SJP’s protest may have been an attempt to force students to step into the shoes of Palestinians, and I can understand them wanting to make a political statement. But to do so by physically preventing any student from entering the library at a time when most of us are studying for upcoming final exams is wrong, especially when the protest spreads ignorance.
We are not living in a place where racist terrorist groups are oppressing their own people, disguising themselves as innocent civilians and trying to murder us. If SJP is truly for justice, why is it baselessly blaming Israel for everything while not saying a word about the injustices Palestinians suffer at the hands of their own leadership? This approach perpetuates the status quo instead of promoting progress.

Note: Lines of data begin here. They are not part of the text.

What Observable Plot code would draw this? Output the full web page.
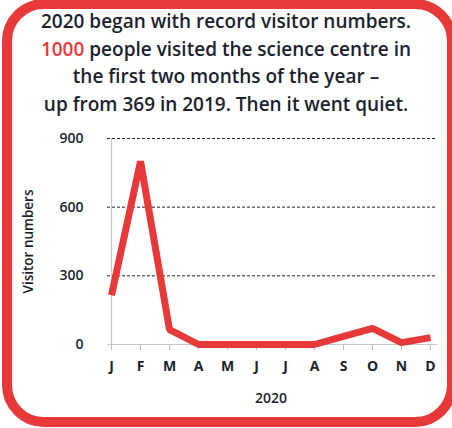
<!DOCTYPE html>
<html>
<head>
<meta charset="utf-8">
<script src="https://cdn.jsdelivr.net/npm/d3@7"></script>
<script src="https://cdn.jsdelivr.net/npm/@observablehq/plot@0.6"></script>
<style>
  html, body { margin: 0; padding: 0; background: #fff; }
  #wrap { position: relative; width: 452px; height: 428px; overflow: hidden; background: #fff; }
  #border { position: absolute; left: 2px; top: -1px; width: 455px; height: 428px; box-sizing: border-box;
    border: 10px solid #e8393a; border-radius: 42px; pointer-events: none; z-index: 5; }
  #title { position: absolute; top: 8px; left: 0; width: 452px; text-align: center;
    font-family: "Open Sans", sans-serif; font-weight: 600; font-size: 19px; line-height: 27.7px; color: #1b1f2e; }
  #title .hl { color: #e8393a; }
  #chart { position: absolute; top: 128px; left: 0; }
</style>
</head>
<body>
<div id="wrap">
  <div id="title">2020 began with record visitor numbers.<br><span class="hl">1000</span> people visited the science centre in<br>the first two months of the year –<br>up from 369 in 2019. Then it went quiet.</div>
  <div id="chart"></div>
  <div id="border"></div>
</div>
<script>
const monthKeys = ["Jan","Feb","Mar","Apr","May","Jun","Jul","Aug","Sep","Oct","Nov","Dec"];
const monthLabels = ["J","F","M","A","M","J","J","A","S","O","N","D"];
const visitors = [215, 800, 65, 0, 0, 0, 0, 0, 35, 70, 8, 30];
const yTicks = [0, 300, 600, 900];
const gridValues = [300, 600, 900];
const xTitle = "2020";
const yTitle = "Visitor numbers";

const data = monthKeys.map((m, i) => ({month: m, value: visitors[i]}));
const ink = "#1b1f2e";

const chart = Plot.plot({
  width: 452,
  height: 290,
  marginTop: 10,
  marginBottom: 74,
  marginLeft: 107,
  marginRight: 18,
  style: {fontFamily: "Open Sans, sans-serif", background: "transparent"},
  x: {type: "point", domain: monthKeys, padding: 0},
  y: {domain: [0, 900]},
  marks: [
    Plot.ruleY(gridValues, {stroke: "#222", strokeDasharray: "3,2", strokeWidth: 1, insetRight: -3}),
    Plot.ruleX([monthKeys[0]], {y1: 0, y2: 900, stroke: "#c8c8c8", strokeWidth: 1.2}),
    Plot.ruleY([0], {stroke: "#c8c8c8", strokeWidth: 1.2, insetRight: -3}),
    Plot.axisX({
      tickSize: 6, tickPadding: 11, stroke: "#bdbdbd",
      tickFormat: (d) => monthLabels[monthKeys.indexOf(d)],
      fontSize: 14, fontWeight: "bold", fill: ink, label: null
    }),
    Plot.text([xTitle], {frameAnchor: "bottom", dy: 58, fontSize: 14, fontWeight: 600, fill: ink}),
    Plot.axisY(yTicks, {
      tickSize: 0, tickPadding: 24, fontSize: 14, fontWeight: 600, fill: ink, label: null
    }),
    Plot.text([yTitle], {frameAnchor: "left", textAnchor: "middle", rotate: -90, dx: -79, fontSize: 13.5, fontWeight: 600, fill: ink}),
    Plot.line(data, {x: "month", y: "value", stroke: "#e8393a", strokeWidth: 7,
      strokeLinejoin: "miter", strokeLinecap: "butt"})
  ]
});
document.getElementById("chart").appendChild(chart);
</script>
</body>
</html>
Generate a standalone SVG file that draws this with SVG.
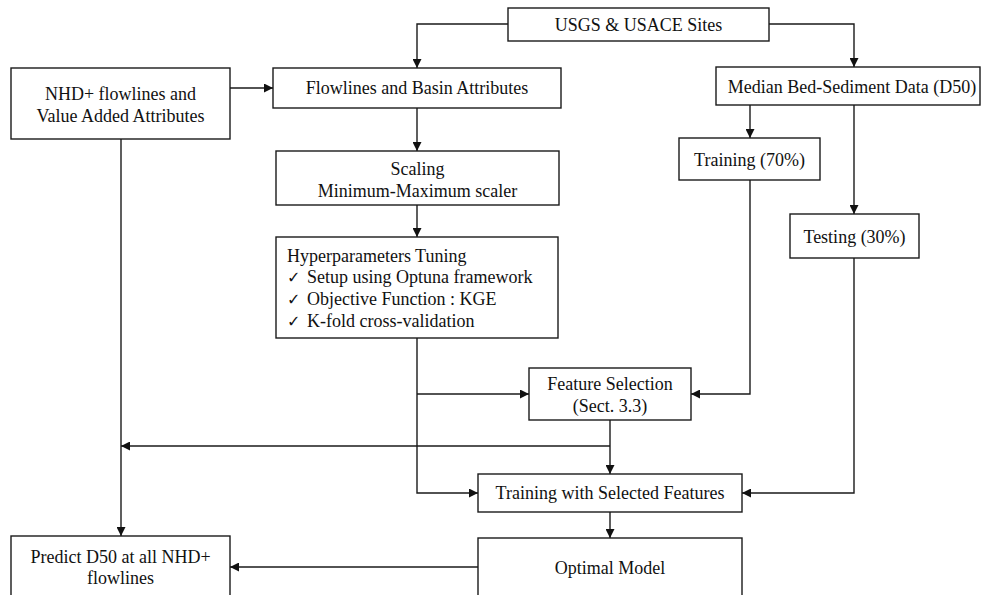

If SJP wants justice, it should stop spreading ignorance, perpetuating injustice, silencing students and disrupting our attempts to study. Instead, it should join other passionate students such as those in the campus group Slugs for Israel in a productive dialogue, in which we can educate each other and discuss how we can work together to help Israelis and Palestinians achieve peace and justice for both peoples. That would be the just way to handle this.
Josh Frank is a member of Slugs for Israel and is a fourth-year history major with a concentration in Middle East studies.